Cette idée est reprise par le Président de la République, qui définit l’école maternelle comme un lieu de vie égalitaire et bienveillant, où l’enfant se construit dans et par le savoir. Il insiste pour cela sur le développement du langage et sur l’égalité des chances, à un âge ou l’apprentissage joue sur la réussite de toute la scolarité.

Selon le président, l’école maternelle est effectivement le terreau du système scolaire. Il termine son intervention en décrétant l’instruction obligatoire dès 3 ans dès septembre 2019, sous les applaudissements nourris de l’auditoire.

Bienveillance, langage, réduction des inégalités, voici un programme qui me réjouit tant il fait écho aux préoccupations de Colori.

C’est parti pour deux jours de débats et d’analyse, nourris par les intervenants spécialistes de la recherche et de l’éducation, sous le regard de Boris Cyrulnik, neuro-psychiatre et psychanalyste, mandaté comme chef d’orchestre par le ministre de l’éducation.

Premiers échanges sur la valeur de l’instruction, ou Francis Eustache nous apprend que mémoriser les évènements de la journée passée est impossible pour un enfant âgé de 3 à 5 ans, mais que c’est la période la plus propice au développement du langage.
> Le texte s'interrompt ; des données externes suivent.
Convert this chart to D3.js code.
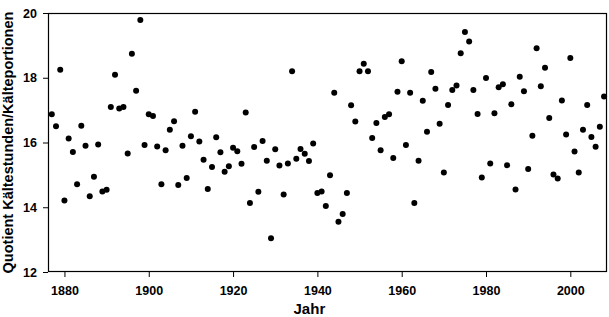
<!DOCTYPE html>
<html>
<head>
<meta charset="utf-8">
<script src="https://cdn.jsdelivr.net/npm/d3@7"></script>
<style>
  body { margin: 0; background: #fff; }
  svg { display: block; font-family: "Liberation Sans", Arial, sans-serif; }
  .tick text { font-size: 12.5px; font-weight: bold; fill: #000; }
</style>
</head>
<body>
<svg width="609" height="317"></svg>
<script>
const years = [
  1877, 1878, 1879, 1880, 1881, 1882, 1883, 1884, 1885, 1886, 1887, 1888, 1889, 1890,
  1891, 1892, 1893, 1894, 1895, 1896, 1897, 1898, 1899, 1900, 1901, 1902, 1903, 1904,
  1905, 1906, 1907, 1908, 1909, 1910, 1911, 1912, 1913, 1914, 1915, 1916, 1917, 1918,
  1919, 1920, 1921, 1922, 1923, 1924, 1925, 1926, 1927, 1928, 1929, 1930, 1931, 1932,
  1933, 1934, 1935, 1936, 1937, 1938, 1939, 1940, 1941, 1942, 1943, 1944, 1945, 1946,
  1947, 1948, 1949, 1950, 1951, 1952, 1953, 1954, 1955, 1956, 1957, 1958, 1959, 1960,
  1961, 1962, 1963, 1964, 1965, 1966, 1967, 1968, 1969, 1970, 1971, 1972, 1973, 1974,
  1975, 1976, 1977, 1978, 1979, 1980, 1981, 1982, 1983, 1984, 1985, 1986, 1987, 1988,
  1989, 1990, 1991, 1992, 1993, 1994, 1995, 1996, 1997, 1998, 1999, 2000, 2001, 2002,
  2003, 2004, 2005, 2006, 2007, 2008
];

const quotient = [
  16.87, 16.50, 18.25, 14.21, 16.12, 15.71, 14.71, 16.52, 15.90, 14.34, 14.94, 15.94, 14.49, 14.54,
  17.10, 18.09, 17.05, 17.10, 15.66, 18.74, 17.60, 19.78, 15.92, 16.87, 16.82, 15.88, 14.71, 15.76,
  16.39, 16.66, 14.69, 15.90, 14.90, 16.19, 16.95, 16.03, 15.47, 14.56, 15.24, 16.16, 15.70, 15.10,
  15.27, 15.84, 15.73, 15.34, 16.93, 14.13, 15.86, 14.48, 16.05, 15.44, 13.04, 15.79, 15.29, 14.39,
  15.35, 18.20, 15.50, 15.80, 15.65, 15.43, 15.97, 14.44, 14.49, 14.04, 14.99, 17.54, 13.55, 13.79,
  14.44, 17.15, 16.65, 18.20, 18.43, 18.20, 16.14, 16.60, 15.76, 16.79, 16.87, 15.52, 17.57, 18.51,
  15.92, 17.54, 14.13, 15.44, 17.29, 16.33, 18.18, 17.66, 16.58, 15.07, 17.16, 17.62, 17.76, 18.76,
  19.41, 19.12, 17.62, 16.88, 14.92, 17.99, 15.35, 16.90, 17.71, 17.80, 15.30, 17.18, 14.55, 18.03,
  17.58, 15.18, 16.21, 18.91, 17.74, 18.31, 16.76, 15.01, 14.89, 17.30, 16.25, 18.61, 15.72, 15.07,
  16.39, 17.16, 16.17, 15.87, 16.49, 17.42
];

const xTicks = [1880, 1900, 1920, 1940, 1960, 1980, 2000];
const yTicks = [12, 14, 16, 18, 20];

// chart size
const margin = { top: 13, right: 2, bottom: 45, left: 48 };
const width = 609 - margin.left - margin.right;
const height = 317 - margin.top - margin.bottom;

const svg = d3.select("svg");

const chart = svg.append("g")
  .attr("transform", `translate(${margin.left}, ${margin.top})`);

const x = d3.scaleLinear()
  .domain([1876.1, 2008.7])
  .range([0, width]);

const y = d3.scaleLinear()
  .domain([12, 20])
  .range([height, 0]);

// axes
const xAxis = d3.axisBottom(x)
  .tickValues(xTicks)
  .tickFormat(d3.format("d"))
  .tickSizeInner(5)
  .tickSizeOuter(0)
  .tickPadding(9);

const yAxis = d3.axisLeft(y)
  .tickValues(yTicks)
  .tickSizeInner(5)
  .tickSizeOuter(0)
  .tickPadding(6);

chart.append("g")
  .attr("transform", `translate(0, ${height})`)
  .call(xAxis)
  .call(g => g.select(".domain").remove());

chart.append("g")
  .call(yAxis)
  .call(g => g.select(".domain").remove());

// frame round the plot
chart.append("rect")
  .attr("x", 0.5)
  .attr("y", 0.5)
  .attr("width", width - 1)
  .attr("height", height - 1)
  .attr("fill", "none")
  .attr("stroke", "#000")
  .attr("stroke-width", 1.2);

// axis titles
chart.append("text")
  .attr("text-anchor", "middle")
  .attr("x", x(1940) - 8)
  .attr("y", height + 42)
  .style("font-size", "15px")
  .style("font-weight", "bold")
  .text("Jahr");

chart.append("text")
  .attr("text-anchor", "middle")
  .attr("transform", `translate(${-margin.left + 13}, ${height / 2}) rotate(-90)`)
  .style("font-size", "14.5px")
  .style("font-weight", "bold")
  .text("Quotient Kältestunden/Kälteportionen");

// points
chart.selectAll(".dot")
  .data(quotient)
  .enter()
  .append("circle")
  .attr("class", "dot")
  .attr("cx", (d, i) => x(years[i]))
  .attr("cy", d => y(d))
  .attr("r", 3)
  .attr("fill", "#000");
</script>
</body>
</html>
Ghislaine Lambertz Dehaene montre en effet par diverses expériences que les enfants développent depuis leur naissance une sensibilité aux sons et aux mots, et une capacité à coder et décoder les jeux rythmiques de la musique.
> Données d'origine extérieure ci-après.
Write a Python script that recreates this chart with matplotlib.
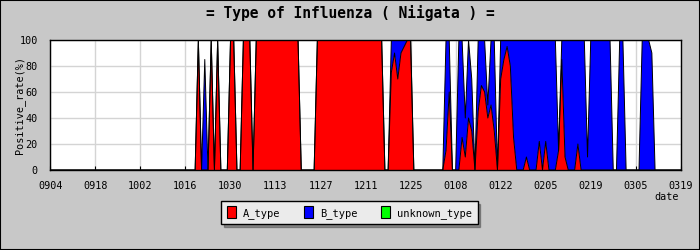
import matplotlib
matplotlib.use('Agg')
import matplotlib.pyplot as plt
import numpy as np
from matplotlib.patches import Patch, Rectangle

# ---- data (day offset from 0904, values in %) ----
tick_labels = ['0904', '0918', '1002', '1016', '1030', '1113', '1127', '1211',
               '1225', '0108', '0122', '0205', '0219', '0305', '0319']
n_days = 197

obs_day = [46, 48, 50, 52, 56, 57, 60, 61, 62,
           64, 65, 66, 67, 68, 69, 70, 71, 72, 73, 74, 75, 76, 77,
           83, 84, 85, 86, 87, 88, 89, 90, 91, 92, 93, 94, 95, 96, 97, 98, 99, 100, 101, 102, 103,
           106, 107, 108, 109, 110, 111, 112,
           123, 124, 127, 128, 129, 130, 131,
           133, 134, 135, 136, 137, 138,
           140, 141, 142, 143, 144, 145, 146, 147, 148, 149, 150, 151, 152, 153, 154, 155, 156, 157,
           158, 159, 160, 161, 162, 163, 164, 165, 166, 167,
           168, 169, 170, 171, 172, 173, 174,
           177, 178,
           184, 185, 186, 187]

a_type = [100, 0, 100, 100, 100, 100, 100, 100, 100,
          100, 100, 100, 100, 100, 100, 100, 100, 100, 100, 100, 100, 100, 100,
          100, 100, 100, 100, 100, 100, 100, 100, 100, 100, 100, 100, 100, 100, 100, 100, 100, 100, 100, 100, 100,
          75, 90, 70, 90, 95, 100, 100,
          15, 60, 0, 25, 10, 40, 30,
          45, 65, 60, 40, 50, 30,
          70, 85, 95, 80, 25, 0, 0, 0, 10, 0, 0, 0, 22, 0, 22, 0, 0, 0,
          15, 85, 10, 0, 0, 0, 20, 0, 0, 0,
          0, 0, 0, 0, 0, 0, 0,
          0, 0,
          0, 0, 0, 0]

b_type = [0, 85, 0, 0, 0, 0, 0, 0, 0,
          0, 0, 0, 0, 0, 0, 0, 0, 0, 0, 0, 0, 0, 0,
          0, 0, 0, 0, 0, 0, 0, 0, 0, 0, 0, 0, 0, 0, 0, 0, 0, 0, 0, 0, 0,
          25, 10, 30, 10, 5, 0, 0,
          85, 40, 100, 75, 30, 60, 40,
          55, 35, 40, 10, 50, 70,
          30, 15, 5, 20, 75, 100, 100, 100, 90, 100, 100, 100, 78, 100, 78, 100, 100, 100,
          0, 15, 90, 100, 100, 100, 80, 100, 100, 10,
          100, 100, 100, 100, 100, 100, 100,
          100, 100,
          100, 100, 100, 90]

unknown_type = [0] * len(obs_day)

# ---- build daily series ----
x = np.arange(n_days)
a_full = np.zeros(n_days)
b_full = np.zeros(n_days)
u_full = np.zeros(n_days)
a_full[obs_day] = a_type
b_full[obs_day] = b_type
u_full[obs_day] = unknown_type

mono = 'DejaVu Sans Mono'
plt.rcParams['font.family'] = mono

fig = plt.figure(figsize=(7, 2.5), dpi=100)
fig.patch.set_facecolor('#c8c8c8')
fig.patches.append(Rectangle((0, 0), 1, 1, transform=fig.transFigure,
                             fill=False, edgecolor='black', linewidth=1.5))

L, R, T, B = 50.4 / 700, 680.8 / 700, 1 - 40 / 250, 1 - 170 / 250
ax = fig.add_axes([L, B, R - L, T - B])
ax.set_facecolor('white')

ax.stackplot(x, a_full, b_full, u_full,
             colors=['#ff0000', '#0000ff', '#00ff00'],
             linewidth=0, zorder=2)
ax.plot(x, a_full, color='black', linewidth=0.7, zorder=3)
ax.plot(x, a_full + b_full + u_full, color='black', linewidth=0.7, zorder=3)

ax.set_xlim(0, n_days - 1)
ax.set_ylim(0, 100)
ticks = np.arange(0, n_days, 14)
ax.set_xticks(ticks)
ax.set_xticklabels(tick_labels, fontsize=7.3)
ax.set_yticks([0, 20, 40, 60, 80, 100])
ax.set_yticklabels(['0', '20', '40', '60', '80', '100'], fontsize=7.3)
ax.tick_params(axis='x', direction='in', length=3, color='black', pad=8)
ax.tick_params(axis='y', length=0, pad=9)
ax.grid(True, color='#d4d4d4', linewidth=1)
ax.set_axisbelow(True)
for s in ax.spines.values():
    s.set_color('black')
    s.set_linewidth(1)
    s.set_zorder(5)

fig.text(0.5, 1 - 13 / 250, '= Type of Influenza ( Niigata ) =',
         ha='center', va='center', fontsize=10.5, fontweight='bold')
fig.text(20 / 700, 1 - 105 / 250, 'Positive_rate(%)', rotation=90,
         ha='center', va='center', fontsize=7.3)
fig.text(679 / 700, 1 - 197 / 250, 'date', ha='right', va='center', fontsize=7.3)

handles = [Patch(facecolor=c, edgecolor='black', linewidth=0.8, label=l)
           for c, l in zip(['#ff0000', '#0000ff', '#00ff00'],
                           ['A_type', 'B_type', 'unknown_type'])]
leg = fig.legend(handles=handles, loc='center', ncol=3,
                 bbox_to_anchor=(349.5 / 700, 1 - 212.5 / 250),
                 fontsize=7.5, frameon=True, fancybox=False, shadow=True,
                 handlelength=0.9, handleheight=1.4, handletextpad=0.7,
                 columnspacing=2.2, borderpad=0.5, borderaxespad=0)
leg.get_frame().set_facecolor('#ebebeb')
leg.get_frame().set_edgecolor('black')
leg.get_frame().set_linewidth(1)

fig.savefig('out.png', dpi=100, facecolor=fig.get_facecolor())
Malheureusement, à l’âge de 3 ans les enfants sont inégaux face à l’acquisition du langage, conséquence directe de l’environnement dans lequel ils sont nés et ont grandi (un enfant de 4 ans issu d’un milieu favorisé connaît 30 millions de mots en plus qu’un enfant issu d’un milieu défavorisé).
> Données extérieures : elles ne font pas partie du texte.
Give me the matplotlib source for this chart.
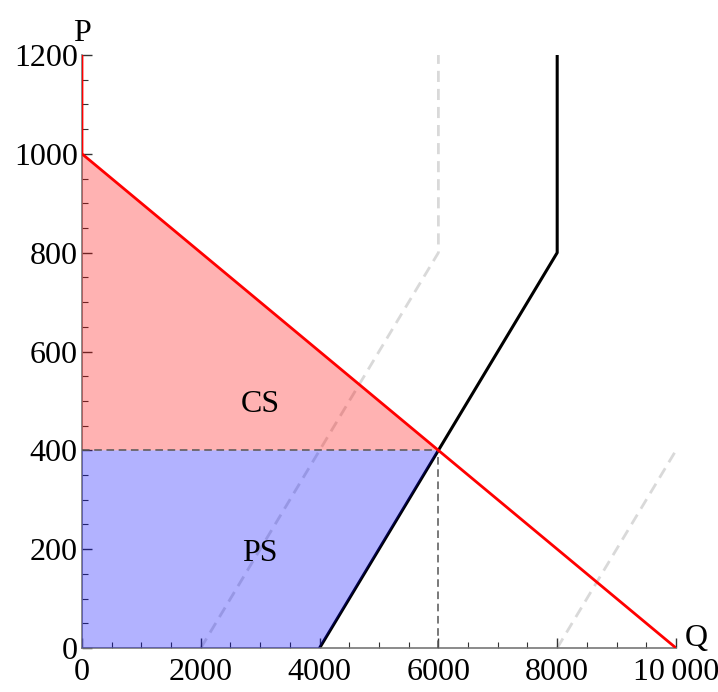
import numpy as np
import matplotlib.pyplot as plt
from matplotlib.ticker import MultipleLocator

plt.rcParams['font.family'] = ['Liberation Serif', 'DejaVu Serif']

# demand and supply curves (Q, P)
demand_q = [0, 0, 10000]
demand_p = [1200, 1000, 0]
supply_q = [4000, 8000, 8000]
supply_p = [0, 800, 1200]
supply_left_q = [2000, 6000, 6000]
supply_left_p = [0, 800, 1200]
supply_right_q = [8000, 10000]
supply_right_p = [0, 400]

# equilibrium
q_eq = 6000
p_eq = 400

# surplus regions
cs_q = [0, 0, 6000]
cs_p = [400, 1000, 400]
ps_q = [0, 4000, 6000, 0]
ps_p = [0, 0, 400, 400]

x_ticks = [0, 2000, 4000, 6000, 8000, 10000]
x_labels = ["0", "2000", "4000", "6000", "8000", "10\u2009000"]
y_ticks = [0, 200, 400, 600, 800, 1000, 1200]

fs = 23

fig = plt.figure(figsize=(7.18, 6.92), dpi=100)
ax = fig.add_axes([0.1142, 0.0636, 0.8273, 0.8569])

ax.plot(supply_left_q, supply_left_p, color="#d9d9d9", lw=2, ls=(0, (4, 2.5)), zorder=1)
ax.plot(supply_right_q, supply_right_p, color="#d9d9d9", lw=2, ls=(0, (4, 2.5)), zorder=1)
ax.plot(supply_q, supply_p, color="black", lw=2.2, zorder=2)

ax.fill(cs_q, cs_p, color="red", alpha=0.3, lw=0, zorder=3)
ax.fill(ps_q, ps_p, color="blue", alpha=0.3, lw=0, zorder=3)

ax.plot([0, q_eq], [p_eq, p_eq], color="#555555", lw=1.1, ls=(0, (5, 3)), zorder=4)
ax.plot([q_eq, q_eq], [0, p_eq], color="#555555", lw=1.1, ls=(0, (5, 3)), zorder=4)

ax.plot(demand_q, demand_p, color="red", lw=2, zorder=5)

ax.text(3000, 492, "CS", fontsize=fs, ha="center", va="center")
ax.text(3000, 192, "PS", fontsize=fs, ha="center", va="center")

ax.set_xlim(0, 10000)
ax.set_ylim(0, 1200)
ax.set_xticks(x_ticks)
ax.set_xticklabels(x_labels)
ax.set_yticks(y_ticks)
ax.xaxis.set_minor_locator(MultipleLocator(500))
ax.yaxis.set_minor_locator(MultipleLocator(50))
ax.tick_params(which="both", direction="in", labelsize=fs, color="#333333")
ax.tick_params(which="major", length=7, width=1)
ax.tick_params(which="minor", length=4, width=0.8)
ax.tick_params(axis="x", pad=7)
ax.tick_params(axis="y", pad=3)

for s in ["top", "right"]:
    ax.spines[s].set_visible(False)
for s in ["left", "bottom"]:
    ax.spines[s].set_color("#777777")
    ax.spines[s].set_linewidth(1.2)

ax.text(0, 1215, "P", fontsize=fs, ha="center", va="bottom", clip_on=False)
ax.text(10150, -10, "Q", fontsize=fs, ha="left", va="bottom", clip_on=False)

fig.savefig("out.png", dpi=100)
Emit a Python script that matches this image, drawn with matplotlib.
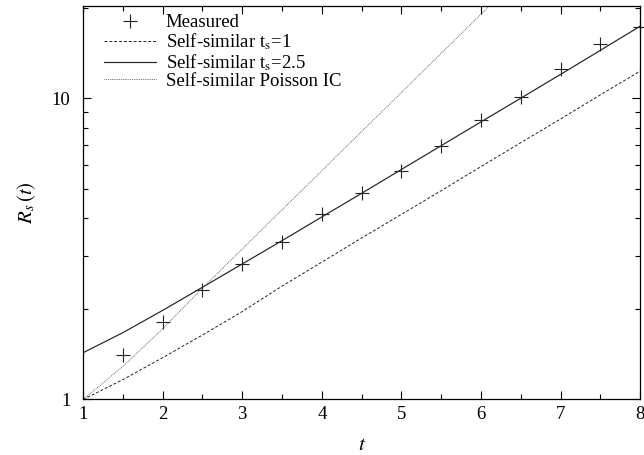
import numpy as np
import matplotlib
matplotlib.use("Agg")
import matplotlib.pyplot as plt
from matplotlib.ticker import FixedLocator, NullFormatter, FixedFormatter

plt.rcParams['font.family'] = ['Liberation Serif', 'DejaVu Serif']
plt.rcParams['mathtext.fontset'] = 'stix'

# measured radius and the three self-similar predictions
t_meas = [1.5, 2.0, 2.5, 3.0, 3.5, 4.0, 4.5, 5.0, 5.5, 6.0, 6.5, 7.0, 7.5, 8.0]
r_meas = [1.405, 1.81, 2.31, 2.81, 3.33, 4.13, 4.84, 5.74, 6.95, 8.48, 10.1, 12.5, 15.2, 17.3]

t_model = [1.0, 1.5, 2.0, 2.5, 3.0, 3.5, 4.0, 4.5, 5.0, 5.5, 6.0, 6.5, 7.0, 7.5, 8.0]
r_ts1 = [1.0, 1.164, 1.377, 1.637, 1.959, 2.38, 2.86, 3.44, 4.12, 4.94, 5.94, 7.13, 8.55, 10.28, 12.33]
r_ts25 = [1.43, 1.667, 1.977, 2.36, 2.82, 3.37, 4.04, 4.84, 5.81, 6.97, 8.36, 10.02, 12.02, 14.45, 17.38]

t_poisson = [1.0, 1.5, 2.0, 2.5, 3.0, 3.5, 4.0, 4.5, 5.0, 5.5, 6.0, 6.5]
r_poisson = [1.0, 1.288, 1.718, 2.344, 3.162, 4.266, 5.754, 7.762, 10.47, 14.13, 19.05, 25.7]

fig = plt.figure(figsize=(6.44, 4.55), dpi=100)
ax = fig.add_axes([0.129, 0.122, 0.865, 0.865])

ax.plot(t_meas, r_meas, linestyle='none', marker='+', markersize=10,
        markeredgewidth=0.8, color='#222222', label='Measured', clip_on=False)
ax.plot(t_model, r_ts1, linestyle=(0, (3, 2)), lw=0.7, color='#222222',
        label=r'Self-similar t$_\mathrm{s}$=1')
ax.plot(t_model, r_ts25, linestyle='-', lw=0.85, color='#222222',
        label=r'Self-similar t$_\mathrm{s}$=2.5')
ax.plot(t_poisson, r_poisson, linestyle=(0, (1, 1.2)), lw=0.6, color='#444444',
        label='Self-similar Poisson IC')

ax.set_yscale('log')
ax.set_xlim(1, 8)
ax.set_ylim(1, 20.3)

ax.xaxis.set_major_locator(FixedLocator([1, 2, 3, 4, 5, 6, 7, 8]))
ax.xaxis.set_minor_locator(FixedLocator([1.5, 2.5, 3.5, 4.5, 5.5, 6.5, 7.5]))
ax.yaxis.set_major_locator(FixedLocator([1, 10]))
ax.yaxis.set_major_formatter(FixedFormatter(['1', '10']))
ax.yaxis.set_minor_locator(FixedLocator([2, 3, 4, 5, 6, 7, 8, 9, 20]))
ax.yaxis.set_minor_formatter(NullFormatter())

ax.tick_params(which='both', direction='in', top=True, right=True,
               labelsize=13.5, width=0.8)
ax.tick_params(which='major', length=6)
ax.tick_params(which='minor', length=3.5)
ax.tick_params(axis='x', pad=5)
ax.tick_params(axis='y', pad=9)
for s in ax.spines.values():
    s.set_linewidth(0.9)

ax.set_xlabel(r'$t$', fontsize=15, labelpad=9)
ax.set_ylabel(r'$R_s\,(t)$', fontsize=15, labelpad=10)

ax.legend(loc='upper left', frameon=False, fontsize=13.5, handlelength=2.75,
          handletextpad=0.55, labelspacing=0.0, borderaxespad=0.25,
          borderpad=0.2, markerfirst=True, bbox_to_anchor=(0.0225, 1.0))

fig.savefig('out.png', dpi=100)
On apprend également que c’est un moment de vie ou l’enfant est très sensible à la connivence affective de l’environnement et au comportement de ses pairs, grâce à l’étude d’Agnès Pommier de Santi.

C’est donc là que l’enseignement doit jouer un rôle à part entière, en favorisant le développement du langage, grâce à une relation positive avec l’enseignant, définie par le contact visuel, une attitude empathique et une écoute sensible. L’enjeu ?  Créer un climat de sécurité propice à la stimulation intellectuelle, à l’exploration et l’autonomie, comme l’affirme Anne Marie Fontaine, suite à de nombreuses expériences menées en classe.

C’est par ailleurs prouvé : une étude américaine, ABECEDARIAN, démontre qu’une intervention précoce sur le langage chez l’enfant change ses prédispositions scolaires, quel que soit son milieu.

Alors chez Colori, nous nous posons la question.  

Boris Cyrulnik soutenait au début des Assises l’idée que l’école maternelle n’est pas un problème d’institution mais un problème de société, dès lors qu’elle est pour l’enfant le prolongement du foyer. Il affirme que le foyer a beaucoup évolué au 21ème siècle. Une répartition des tâches plus égalitaire dans le couple, deux parents qui travaillent, l’omniprésence du numérique façonnent les enfants d’aujourd’hui auxquels l’école maternelle doit s’adapter.

Si le langage est le point d’ancrage de l’apprentissage et facteur clé de l’égalité des chances, à une période de la vie ou l’enfant est réceptif aux nouveaux apprentissages, n’est-ce pas le moment idéal pour introduire le langage informatique auprès d’enfants qui vivent et grandissent dans un monde numérique ?

Dans cette perspective, je sors ravie de ces 2 jours d’immersion dans le système scolaire, qui porte haut les valeurs qui nous touchent et soulèvent les enjeux qui nous semblent prioritaires.

Rendez-vous donc l’an prochain, ou j’espère que pour le bilan de cette année écoulée, la part belle sera faite aux apprentissages numériques dans les écoles maternelles, pour aider les enfants à devenir acteurs du monde de demain.